Fleet of NASA Spacecraft Finally Solve Mystery of the Earth’s Magnetic Field

A fleet of Nasa spacecraft have finally helped solve a long-standing mystery about the Earth’s magnetic field.

Scientists have used the data from the four spacecraft that are part of a Nasa mission to finally understand the energy in the swirling magnetic fields that surround the Earth.

That magnetic field helps protect us from solar wind, the stream of plasma coming from the Sun. As such, it protects life on Earth – and occasionally that solar weather breaks through and hits Earth hard, disrupting electrical and communications equipment on our planet, meaning that understanding how we are protected can be vitally important.

NASA’s Magnetospheric Multiscale (MMS) is flying four different spacecraft Earth to try and understand the phenomenon of magnetic reconnection. And it is that effect that explains the strange and intense energy contained in the magnetic fields around Earth.
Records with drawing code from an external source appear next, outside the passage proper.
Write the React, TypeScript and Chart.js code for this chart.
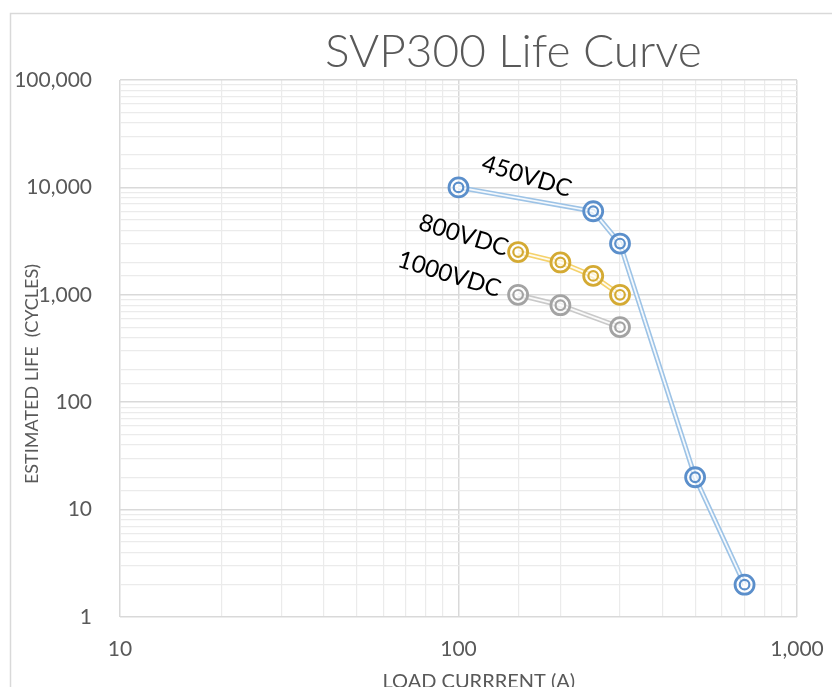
import React, { useEffect, useRef } from "react";
import { Chart, registerables } from "chart.js";

Chart.register(...registerables);

const seriesNames = ["450VDC", "800VDC", "1000VDC"];
const x450 = [100, 250, 300, 500, 700];
const y450 = [10000, 6000, 3000, 20, 2];
const x800 = [150, 200, 250, 300];
const y800 = [2500, 2000, 1500, 1000];
const x1000 = [150, 200, 300];
const y1000 = [1000, 800, 500];

const ringColors = ["#5B8FCB", "#D4AA33", "#A3A3A3"];
const lineColors = ["#9DC3E6", "#F5D26B", "#C9C9C9"];

// label anchors (data coordinates of text centre)
const labelX = [159, 103.5, 94];
const labelY = [12660, 3575, 1549];

const titleText = "SVP300 Life Curve";
const xTitle = "LOAD CURRRENT (A)";
const yTitle = "ESTIMATED LIFE  (CYCLES)";

const FONT = "Lato, 'Open Sans', sans-serif";

const pts = (xs: number[], ys: number[]) => xs.map((x, i) => ({ x, y: ys[i] }));

export default function App() {
  const ref = useRef<HTMLCanvasElement | null>(null);
  useEffect(() => {
    if (!ref.current) return;
    const all = [pts(x450, y450), pts(x800, y800), pts(x1000, y1000)];
    const datasets: any[] = [];
    all.forEach((d, i) => {
      datasets.push({
        label: seriesNames[i] + " outer",
        data: d,
        borderColor: lineColors[i],
        borderWidth: 5,
        pointRadius: 0,
        showLine: true,
        order: 20 + i,
      });
      datasets.push({
        label: seriesNames[i] + " inner",
        data: d,
        borderColor: "rgba(255,255,255,0.9)",
        borderWidth: 1.8,
        pointRadius: 0,
        showLine: true,
        order: 10 + i,
      });
      datasets.push({
        label: seriesNames[i] + " ring",
        data: d,
        showLine: false,
        pointRadius: 9.5,
        pointBorderWidth: 2.8,
        pointBorderColor: ringColors[i],
        pointBackgroundColor: "rgba(255,255,255,0.55)",
        order: 5,
      });
      datasets.push({
        label: seriesNames[i] + " dot",
        data: d,
        showLine: false,
        pointRadius: 4.8,
        pointBorderWidth: 2.2,
        pointBorderColor: ringColors[i],
        pointBackgroundColor: "rgba(255,255,255,0.3)",
        order: 1,
      });
    });

    const decor = {
      id: "decor",
      beforeDraw(chart: any) {
        const ctx = chart.ctx;
        ctx.save();
        ctx.strokeStyle = "#D9D9D9";
        ctx.lineWidth = 1.5;
        ctx.beginPath();
        ctx.moveTo(10.5, chart.height + 5);
        ctx.lineTo(10.5, 13.5);
        ctx.lineTo(chart.width + 5, 13.5);
        ctx.stroke();
        ctx.restore();
      },
      afterDraw(chart: any) {
        const ctx = chart.ctx;
        const ca = chart.chartArea;
        const xs = chart.scales.x;
        const ys = chart.scales.y;
        ctx.save();
        // title
        ctx.fillStyle = "#595959";
        ctx.font = "300 46px " + FONT;
        ctx.textAlign = "center";
        ctx.textBaseline = "middle";
        ctx.fillText(titleText, ca.left + (ca.right - ca.left) * 0.581, 52);
        // axis titles
        ctx.font = "20px " + FONT;
        ctx.fillText(xTitle, ca.left + (ca.right - ca.left) * 0.53, 682);
        ctx.save();
        ctx.translate(32, 374);
        ctx.rotate(-Math.PI / 2);
        ctx.font = "18px " + FONT;
        ctx.fillText(yTitle, 0, 0);
        ctx.restore();
        // series labels
        ctx.fillStyle = "#000000";
        ctx.font = "24px " + FONT;
        seriesNames.forEach((s, i) => {
          const px = xs.getPixelForValue(labelX[i]);
          const py = ys.getPixelForValue(labelY[i]);
          ctx.save();
          ctx.translate(px, py);
          ctx.rotate((17 * Math.PI) / 180);
          ctx.fillText(s, 0, 0);
          ctx.restore();
        });
        ctx.restore();
      },
    };

    const gridColor = (c: any) => (c.tick && c.tick.major ? "#D9D9D9" : "#EBEBEB");
    const fmt = (v: any) => {
      const n = Number(v);
      const l = Math.log10(n);
      if (Math.abs(l - Math.round(l)) < 1e-9) return n.toLocaleString("en-US");
      return "";
    };

    const chart = new Chart(ref.current, {
      type: "line",
      data: { datasets },
      plugins: [decor],
      options: {
        animation: false,
        responsive: true,
        maintainAspectRatio: false,
        layout: { padding: { left: 0, top: 80, right: 35, bottom: 0 } },
        plugins: { legend: { display: false }, tooltip: { enabled: false }, title: { display: false } },
        scales: {
          x: {
            type: "logarithmic",
            min: 10,
            max: 1000,
            grid: { color: gridColor, lineWidth: (c: any) => (c.tick && c.tick.major ? 1.5 : 1.2), drawTicks: false },
            border: { display: false },
            ticks: {
              autoSkip: false,
              maxRotation: 0,
              padding: 20,
              color: "#595959",
              font: { family: FONT, size: 21 },
              callback: (v: any) => fmt(v),
            },
            afterFit: (s: any) => {
              s.height = 70;
              s.paddingLeft = 0;
              s.paddingRight = 0;
            },
          },
          y: {
            type: "logarithmic",
            min: 1,
            max: 100000,
            grid: { color: gridColor, lineWidth: (c: any) => (c.tick && c.tick.major ? 1.5 : 1.2), drawTicks: false },
            border: { display: false },
            ticks: {
              autoSkip: false,
              padding: 28,
              color: "#595959",
              font: { family: FONT, size: 21 },
              callback: (v: any) => fmt(v),
            },
            afterFit: (s: any) => {
              s.width = 120;
              s.paddingTop = 0;
              s.paddingBottom = 0;
            },
          },
        },
      },
    });
    return () => chart.destroy();
  }, []);

  return (
    <div style={{ position: "fixed", left: 0, top: 0, width: 832, height: 687, background: "#fff" }}>
      <canvas ref={ref} />
    </div>
  );
}
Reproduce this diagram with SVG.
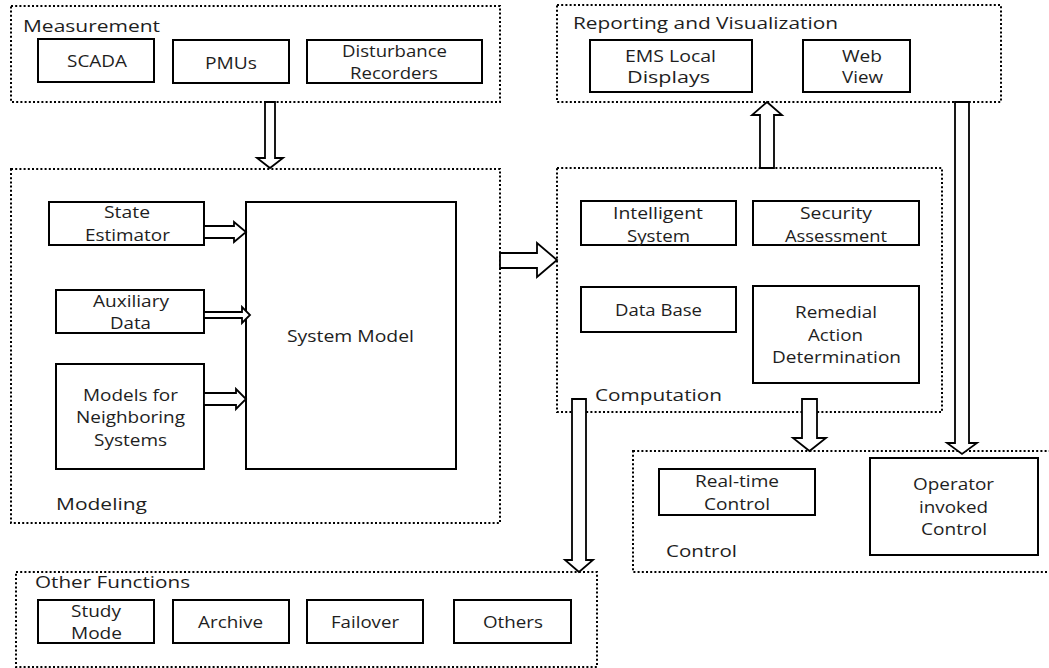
<svg xmlns="http://www.w3.org/2000/svg" width="1049" height="668" viewBox="0 0 1049 668">
<style>
  .grp { fill: none; stroke: #000; stroke-width: 2; stroke-dasharray: 2 2.2; }
  .box { fill: #fff; stroke: #000; stroke-width: 2; }
  .arr { fill: #fff; stroke: #000; stroke-width: 1.8; stroke-linejoin: miter; }
  text { font-family: "Open Sans", "Liberation Sans", sans-serif; font-size: 17px; fill: #1e1e1e; }
</style>
<rect width="1049" height="668" fill="#fff"/>

<g id="measurement">
  <rect class="grp" x="11" y="6" width="489" height="96"/>
  <text x="23" y="32" textLength="137" lengthAdjust="spacingAndGlyphs">Measurement</text>
</g>
<g id="scada">
  <rect class="box" x="38" y="39" width="116" height="43"/>
  <text x="67" y="67" textLength="60" lengthAdjust="spacingAndGlyphs">SCADA</text>
</g>
<g id="pmus">
  <rect class="box" x="173" y="40" width="116" height="43"/>
  <text x="205" y="69" textLength="52" lengthAdjust="spacingAndGlyphs">PMUs</text>
</g>
<g id="disturbance">
  <rect class="box" x="307" y="40" width="175" height="43"/>
  <text x="342" y="57" textLength="105" lengthAdjust="spacingAndGlyphs">Disturbance</text>
  <text x="350" y="79" textLength="88" lengthAdjust="spacingAndGlyphs">Recorders</text>
</g>

<g id="reporting">
  <rect class="grp" x="557" y="5" width="444" height="97"/>
  <text x="573" y="29" textLength="265" lengthAdjust="spacingAndGlyphs">Reporting and Visualization</text>
</g>
<g id="ems">
  <rect class="box" x="590" y="40" width="162" height="52"/>
  <text x="625" y="62" textLength="91" lengthAdjust="spacingAndGlyphs">EMS Local</text>
  <text x="627" y="83" textLength="83" lengthAdjust="spacingAndGlyphs">Displays</text>
</g>
<g id="webview">
  <rect class="box" x="803" y="40" width="107" height="52"/>
  <text x="842" y="62" textLength="40" lengthAdjust="spacingAndGlyphs">Web</text>
  <text x="842" y="83" textLength="41" lengthAdjust="spacingAndGlyphs">View</text>
</g>

<g id="modeling">
  <rect class="grp" x="11" y="169" width="489" height="354"/>
  <text x="56" y="510" textLength="91" lengthAdjust="spacingAndGlyphs">Modeling</text>
</g>
<g id="state-estimator">
  <rect class="box" x="49" y="202" width="155" height="43"/>
  <text x="104" y="218" textLength="46" lengthAdjust="spacingAndGlyphs">State</text>
  <text x="85" y="241" textLength="85" lengthAdjust="spacingAndGlyphs">Estimator</text>
</g>
<g id="auxiliary">
  <rect class="box" x="56" y="290" width="148" height="43"/>
  <text x="93" y="307" textLength="76" lengthAdjust="spacingAndGlyphs">Auxiliary</text>
  <text x="110" y="329" textLength="41" lengthAdjust="spacingAndGlyphs">Data</text>
</g>
<g id="neighbor-models">
  <rect class="box" x="56" y="364" width="148" height="105"/>
  <text x="83" y="401" textLength="95" lengthAdjust="spacingAndGlyphs">Models for</text>
  <text x="76" y="423" textLength="109" lengthAdjust="spacingAndGlyphs">Neighboring</text>
  <text x="94" y="446" textLength="73" lengthAdjust="spacingAndGlyphs">Systems</text>
</g>
<g id="system-model">
  <rect class="box" x="246" y="202" width="210" height="267"/>
  <text x="287" y="342" textLength="127" lengthAdjust="spacingAndGlyphs">System Model</text>
</g>

<g id="computation">
  <rect class="grp" x="557" y="168" width="385" height="244"/>
  <text x="595" y="401" textLength="127" lengthAdjust="spacingAndGlyphs">Computation</text>
</g>
<g id="intelligent">
  <rect class="box" x="581" y="201" width="155" height="44"/>
  <text x="613" y="219" textLength="90" lengthAdjust="spacingAndGlyphs">Intelligent</text>
  <text x="627" y="242" textLength="63" lengthAdjust="spacingAndGlyphs">System</text>
</g>
<g id="security">
  <rect class="box" x="753" y="201" width="166" height="44"/>
  <text x="800" y="219" textLength="72" lengthAdjust="spacingAndGlyphs">Security</text>
  <text x="785" y="242" textLength="102" lengthAdjust="spacingAndGlyphs">Assessment</text>
</g>
<g id="database">
  <rect class="box" x="581" y="287" width="155" height="45"/>
  <text x="615" y="316" textLength="87" lengthAdjust="spacingAndGlyphs">Data Base</text>
</g>
<g id="remedial">
  <rect class="box" x="753" y="286" width="166" height="97"/>
  <text x="795" y="318" textLength="82" lengthAdjust="spacingAndGlyphs">Remedial</text>
  <text x="808" y="341" textLength="55" lengthAdjust="spacingAndGlyphs">Action</text>
  <text x="772" y="363" textLength="129" lengthAdjust="spacingAndGlyphs">Determination</text>
</g>

<g id="control">
  <rect class="grp" x="633" y="451" width="430" height="121"/>
  <text x="666" y="557" textLength="71" lengthAdjust="spacingAndGlyphs">Control</text>
</g>
<g id="realtime">
  <rect class="box" x="659" y="469" width="156" height="46"/>
  <text x="695" y="487" textLength="84" lengthAdjust="spacingAndGlyphs">Real-time</text>
  <text x="704" y="510" textLength="66" lengthAdjust="spacingAndGlyphs">Control</text>
</g>
<g id="operator">
  <rect class="box" x="870" y="458" width="168" height="97"/>
  <text x="913" y="490" textLength="81" lengthAdjust="spacingAndGlyphs">Operator</text>
  <text x="919" y="513" textLength="69" lengthAdjust="spacingAndGlyphs">invoked</text>
  <text x="921" y="535" textLength="66" lengthAdjust="spacingAndGlyphs">Control</text>
</g>

<g id="other-functions">
  <rect class="grp" x="16" y="572" width="581" height="95"/>
  <text x="35" y="588" textLength="155" lengthAdjust="spacingAndGlyphs">Other Functions</text>
</g>
<g id="study">
  <rect class="box" x="38" y="600" width="116" height="43"/>
  <text x="71" y="617" textLength="50" lengthAdjust="spacingAndGlyphs">Study</text>
  <text x="71" y="639" textLength="51" lengthAdjust="spacingAndGlyphs">Mode</text>
</g>
<g id="archive">
  <rect class="box" x="173" y="600" width="116" height="43"/>
  <text x="198" y="628" textLength="65" lengthAdjust="spacingAndGlyphs">Archive</text>
</g>
<g id="failover">
  <rect class="box" x="307" y="600" width="116" height="43"/>
  <text x="331" y="628" textLength="68" lengthAdjust="spacingAndGlyphs">Failover</text>
</g>
<g id="others">
  <rect class="box" x="454" y="600" width="117" height="43"/>
  <text x="483" y="628" textLength="60" lengthAdjust="spacingAndGlyphs">Others</text>
</g>

<g id="connectors">
  <polygon class="arr" points="265,102 275,102 275,158 283,158 270,168 257,158 265,158"/>
  <polygon class="arr" points="204,226 234,226 234,222 246,232 234,242 234,238 204,238"/>
  <polygon class="arr" points="204,312 242,312 242,307 250,315 242,323 242,318 204,318"/>
  <polygon class="arr" points="204,393 236,393 236,389 246,399 236,409 236,405 204,405"/>
  <polygon class="arr" points="500,253 537,253 537,243 557,260 537,277 537,268 500,268"/>
  <polygon class="arr" points="760,168 760,115 752,115 767,102 782,115 774,115 774,168"/>
  <polygon class="arr" points="572,399 586,399 586,560 593,560 579,572 565,560 572,560"/>
  <polygon class="arr" points="802,399 817,399 817,438 826,438 809.5,451 793,438 802,438"/>
  <polygon class="arr" points="955,102 969,102 969,443 977,443 962,454 947,443 955,443"/>
</g>
</svg>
The solar wind that comes from the Sun is made up of plasma – which is rare on Earth but makes up 99 per cent of the visible universe. That plasma becomes very turbulent when it arrives at the Earth’s magnetic field, in the “magnetosheath”.

Scientists now understand some of what causes that important turbulence, and where the energy and motion that erupt eventually go. The energy from the magnetic field is transferred to the particles, creating hot jets of plasma – and dissipating it into space.

The new study, published in Nature, marks the smallest scale observations of that event happening.

“Turbulence is one of the last great concepts in classical physics that we do not understand well, but we know it’s important in space as it redistributes energy,” said Jonathan Eastwood, one of the researchers involved in the study. “With this observation, we can now make new theories or models that will help us understand observations of other places like the Sun’s atmosphere and the magnetic environments of other planets.”

But the finding opens as many questions as it answers. Researchers now hope to create new models of the magnetosphere to account for how that magnetic reconnection could actually be happening.